Given what we learned yesterday, it is not difficult to see why-when the gospel came to Thessalonica-many non-Jews of the city responded positively. Whether or not Paul was aware of the Cabirus cult before arriving in the city, his Messianic approach in the synagogue resonated with the unique spiritual longings of the local pagans.
When the gospel came to Thessalonica, the working classes of the city were ready for it, and they responded in large numbers. They were also ready for extreme interpretations of the gospel. The Cabirus cult had enshrined in the people a spirit of rebellion against authority that may have been the source of the disorderly conduct that Paul addresses in his two letters to them (see 1 Thess. 4:11, 12; 5:14; 2 Thess. 3:6, 7, 11).
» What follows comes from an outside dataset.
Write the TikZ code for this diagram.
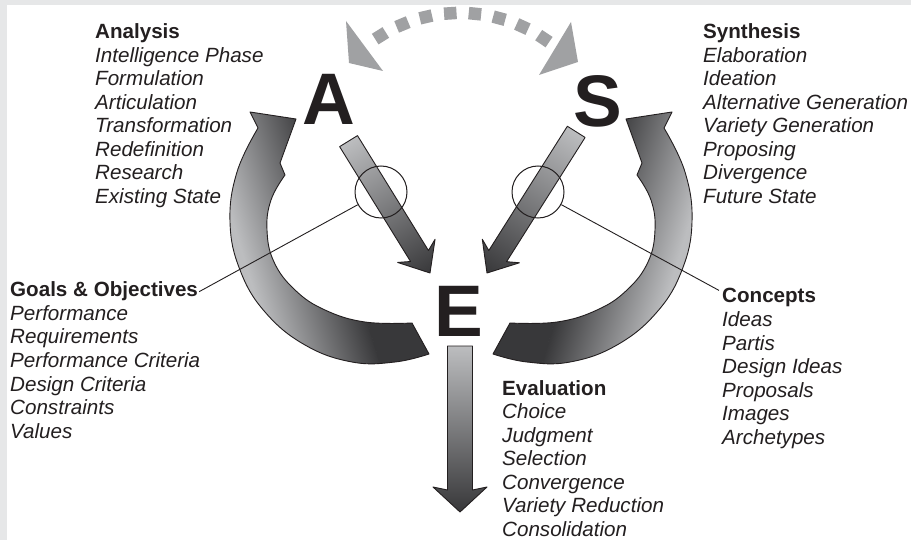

Read 1 Corinthians 9:19-27. What fundamental missionary strategy does Paul lay out in this passage? What potential danger lurks in this method? How can the two principles of this passage be kept in proper balance?
The gospel has the greatest impact when it impacts the needs, hopes, and dreams of the audience. But while the Holy Spirit can provide bridges for the gospel, this normally happens as a result of much listening and prayerful experimentation on the part of those witnessing. Experience has also taught us that people are most open to the Adventist message in times of change. Among the changes that open people to new ideas are economic turmoil, political strife, war, weddings, divorce, dislocation (moving from one place to another), health challenges, and death. The Thessalonians had experienced their fair share of change and dislocation, and this helped the gospel to take root.
But people who are baptized in times of dislocation also tend to be unstable, at least at first. Most apostasies occur in the first few months after conversion. The letters to Thessalonica bear witness to considerable instability in the church in the months following Paul’s original visit.
What can we do to help members who are still adjusting to their new life in Christ? Seek out someone new, or even a young person. What can you do to help keep this person grounded and stable in the Lord? You’ll be amazed to find out how much this kind of ministry will help strengthen yourself, as well.